**Information supplied:**
>>>

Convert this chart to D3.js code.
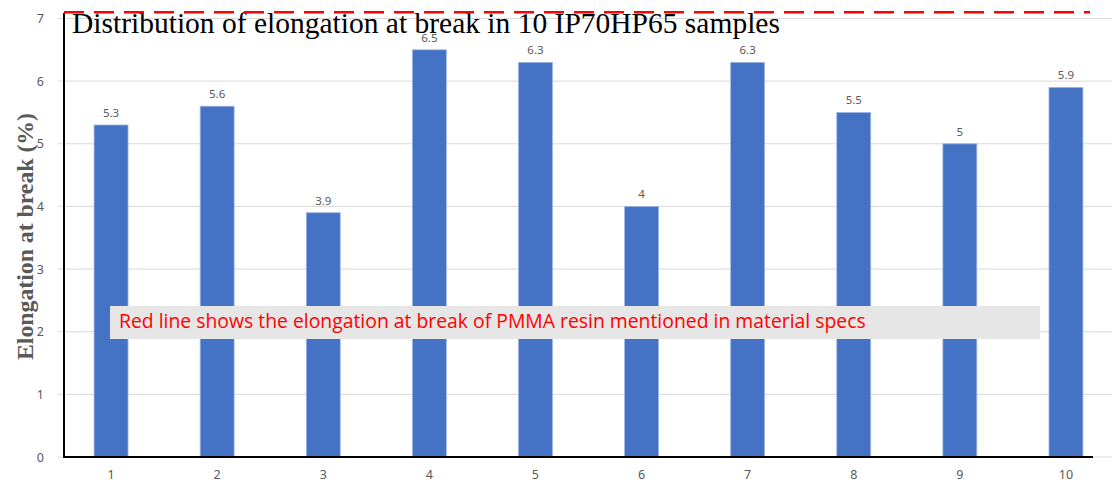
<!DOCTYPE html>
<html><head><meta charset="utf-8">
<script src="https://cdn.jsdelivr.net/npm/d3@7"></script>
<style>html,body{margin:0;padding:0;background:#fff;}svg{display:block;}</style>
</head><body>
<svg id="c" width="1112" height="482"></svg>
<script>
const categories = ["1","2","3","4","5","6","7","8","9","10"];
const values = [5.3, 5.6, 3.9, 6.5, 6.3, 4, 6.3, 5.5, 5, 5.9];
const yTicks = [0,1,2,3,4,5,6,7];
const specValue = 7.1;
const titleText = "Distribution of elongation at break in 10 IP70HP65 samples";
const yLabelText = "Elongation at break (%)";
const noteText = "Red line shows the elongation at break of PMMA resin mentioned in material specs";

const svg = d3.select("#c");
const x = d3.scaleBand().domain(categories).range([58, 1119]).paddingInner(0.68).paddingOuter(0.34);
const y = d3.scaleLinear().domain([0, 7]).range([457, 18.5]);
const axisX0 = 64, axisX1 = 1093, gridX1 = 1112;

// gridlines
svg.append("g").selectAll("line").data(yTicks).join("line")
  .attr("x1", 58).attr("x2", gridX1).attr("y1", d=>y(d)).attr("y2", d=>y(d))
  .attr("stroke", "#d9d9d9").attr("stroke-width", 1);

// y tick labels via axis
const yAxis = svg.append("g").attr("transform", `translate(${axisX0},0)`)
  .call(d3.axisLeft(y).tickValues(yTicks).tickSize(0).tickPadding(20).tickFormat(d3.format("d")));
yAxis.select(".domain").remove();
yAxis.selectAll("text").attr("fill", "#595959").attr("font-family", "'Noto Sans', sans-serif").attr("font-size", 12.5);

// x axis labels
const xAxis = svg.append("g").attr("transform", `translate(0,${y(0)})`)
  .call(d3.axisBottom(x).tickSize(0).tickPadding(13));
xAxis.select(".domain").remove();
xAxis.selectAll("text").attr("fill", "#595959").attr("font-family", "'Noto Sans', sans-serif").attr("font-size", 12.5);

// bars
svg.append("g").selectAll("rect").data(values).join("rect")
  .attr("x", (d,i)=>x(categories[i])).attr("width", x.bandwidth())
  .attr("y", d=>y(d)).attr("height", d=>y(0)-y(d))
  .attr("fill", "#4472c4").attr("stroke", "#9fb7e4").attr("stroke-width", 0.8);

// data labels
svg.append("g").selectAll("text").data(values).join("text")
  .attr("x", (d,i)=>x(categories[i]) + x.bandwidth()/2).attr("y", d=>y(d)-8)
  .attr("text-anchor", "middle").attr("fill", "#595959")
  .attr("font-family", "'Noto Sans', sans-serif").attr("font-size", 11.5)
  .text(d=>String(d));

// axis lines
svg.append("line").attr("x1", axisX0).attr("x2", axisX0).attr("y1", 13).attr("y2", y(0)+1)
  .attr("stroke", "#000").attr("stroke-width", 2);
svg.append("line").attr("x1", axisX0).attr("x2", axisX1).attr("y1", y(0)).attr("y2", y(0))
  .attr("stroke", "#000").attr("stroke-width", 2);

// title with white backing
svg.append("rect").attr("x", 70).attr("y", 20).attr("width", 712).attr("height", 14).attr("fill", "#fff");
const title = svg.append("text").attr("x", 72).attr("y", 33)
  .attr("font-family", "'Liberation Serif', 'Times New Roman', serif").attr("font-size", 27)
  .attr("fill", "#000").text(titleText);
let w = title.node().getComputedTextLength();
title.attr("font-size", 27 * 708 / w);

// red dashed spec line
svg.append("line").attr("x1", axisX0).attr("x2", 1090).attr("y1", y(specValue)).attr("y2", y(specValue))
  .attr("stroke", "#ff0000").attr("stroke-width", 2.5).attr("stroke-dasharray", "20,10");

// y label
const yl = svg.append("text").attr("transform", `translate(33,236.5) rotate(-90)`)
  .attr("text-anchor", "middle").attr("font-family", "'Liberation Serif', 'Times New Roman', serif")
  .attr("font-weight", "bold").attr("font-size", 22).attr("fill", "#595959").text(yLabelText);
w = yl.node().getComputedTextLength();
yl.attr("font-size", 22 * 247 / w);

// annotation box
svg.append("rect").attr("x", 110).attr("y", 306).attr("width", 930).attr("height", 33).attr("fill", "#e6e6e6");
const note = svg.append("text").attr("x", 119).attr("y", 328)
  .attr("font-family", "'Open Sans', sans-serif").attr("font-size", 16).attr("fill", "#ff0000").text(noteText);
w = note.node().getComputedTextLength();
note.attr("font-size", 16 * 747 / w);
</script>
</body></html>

<<<

Set down all the data again exactly as above, pictures excluded.

**Solution to this task:**
Convert this chart to D3.js code.
<!DOCTYPE html>
<html><head><meta charset="utf-8">
<script src="https://cdn.jsdelivr.net/npm/d3@7"></script>
<style>html,body{margin:0;padding:0;background:#fff;}svg{display:block;}</style>
</head><body>
<svg id="c" width="1112" height="482"></svg>
<script>
const categories = ["1","2","3","4","5","6","7","8","9","10"];
const values = [5.3, 5.6, 3.9, 6.5, 6.3, 4, 6.3, 5.5, 5, 5.9];
const yTicks = [0,1,2,3,4,5,6,7];
const specValue = 7.1;
const titleText = "Distribution of elongation at break in 10 IP70HP65 samples";
const yLabelText = "Elongation at break (%)";
const noteText = "Red line shows the elongation at break of PMMA resin mentioned in material specs";

const svg = d3.select("#c");
const x = d3.scaleBand().domain(categories).range([58, 1119]).paddingInner(0.68).paddingOuter(0.34);
const y = d3.scaleLinear().domain([0, 7]).range([457, 18.5]);
const axisX0 = 64, axisX1 = 1093, gridX1 = 1112;

// gridlines
svg.append("g").selectAll("line").data(yTicks).join("line")
  .attr("x1", 58).attr("x2", gridX1).attr("y1", d=>y(d)).attr("y2", d=>y(d))
  .attr("stroke", "#d9d9d9").attr("stroke-width", 1);

// y tick labels via axis
const yAxis = svg.append("g").attr("transform", `translate(${axisX0},0)`)
  .call(d3.axisLeft(y).tickValues(yTicks).tickSize(0).tickPadding(20).tickFormat(d3.format("d")));
yAxis.select(".domain").remove();
yAxis.selectAll("text").attr("fill", "#595959").attr("font-family", "'Noto Sans', sans-serif").attr("font-size", 12.5);

// x axis labels
const xAxis = svg.append("g").attr("transform", `translate(0,${y(0)})`)
  .call(d3.axisBottom(x).tickSize(0).tickPadding(13));
xAxis.select(".domain").remove();
xAxis.selectAll("text").attr("fill", "#595959").attr("font-family", "'Noto Sans', sans-serif").attr("font-size", 12.5);

// bars
svg.append("g").selectAll("rect").data(values).join("rect")
  .attr("x", (d,i)=>x(categories[i])).attr("width", x.bandwidth())
  .attr("y", d=>y(d)).attr("height", d=>y(0)-y(d))
  .attr("fill", "#4472c4").attr("stroke", "#9fb7e4").attr("stroke-width", 0.8);

// data labels
svg.append("g").selectAll("text").data(values).join("text")
  .attr("x", (d,i)=>x(categories[i]) + x.bandwidth()/2).attr("y", d=>y(d)-8)
  .attr("text-anchor", "middle").attr("fill", "#595959")
  .attr("font-family", "'Noto Sans', sans-serif").attr("font-size", 11.5)
  .text(d=>String(d));

// axis lines
svg.append("line").attr("x1", axisX0).attr("x2", axisX0).attr("y1", 13).attr("y2", y(0)+1)
  .attr("stroke", "#000").attr("stroke-width", 2);
svg.append("line").attr("x1", axisX0).attr("x2", axisX1).attr("y1", y(0)).attr("y2", y(0))
  .attr("stroke", "#000").attr("stroke-width", 2);

// title with white backing
svg.append("rect").attr("x", 70).attr("y", 20).attr("width", 712).attr("height", 14).attr("fill", "#fff");
const title = svg.append("text").attr("x", 72).attr("y", 33)
  .attr("font-family", "'Liberation Serif', 'Times New Roman', serif").attr("font-size", 27)
  .attr("fill", "#000").text(titleText);
let w = title.node().getComputedTextLength();
title.attr("font-size", 27 * 708 / w);

// red dashed spec line
svg.append("line").attr("x1", axisX0).attr("x2", 1090).attr("y1", y(specValue)).attr("y2", y(specValue))
  .attr("stroke", "#ff0000").attr("stroke-width", 2.5).attr("stroke-dasharray", "20,10");

// y label
const yl = svg.append("text").attr("transform", `translate(33,236.5) rotate(-90)`)
  .attr("text-anchor", "middle").attr("font-family", "'Liberation Serif', 'Times New Roman', serif")
  .attr("font-weight", "bold").attr("font-size", 22).attr("fill", "#595959").text(yLabelText);
w = yl.node().getComputedTextLength();
yl.attr("font-size", 22 * 247 / w);

// annotation box
svg.append("rect").attr("x", 110).attr("y", 306).attr("width", 930).attr("height", 33).attr("fill", "#e6e6e6");
const note = svg.append("text").attr("x", 119).attr("y", 328)
  .attr("font-family", "'Open Sans', sans-serif").attr("font-size", 16).attr("fill", "#ff0000").text(noteText);
w = note.node().getComputedTextLength();
note.attr("font-size", 16 * 747 / w);
</script>
</body></html>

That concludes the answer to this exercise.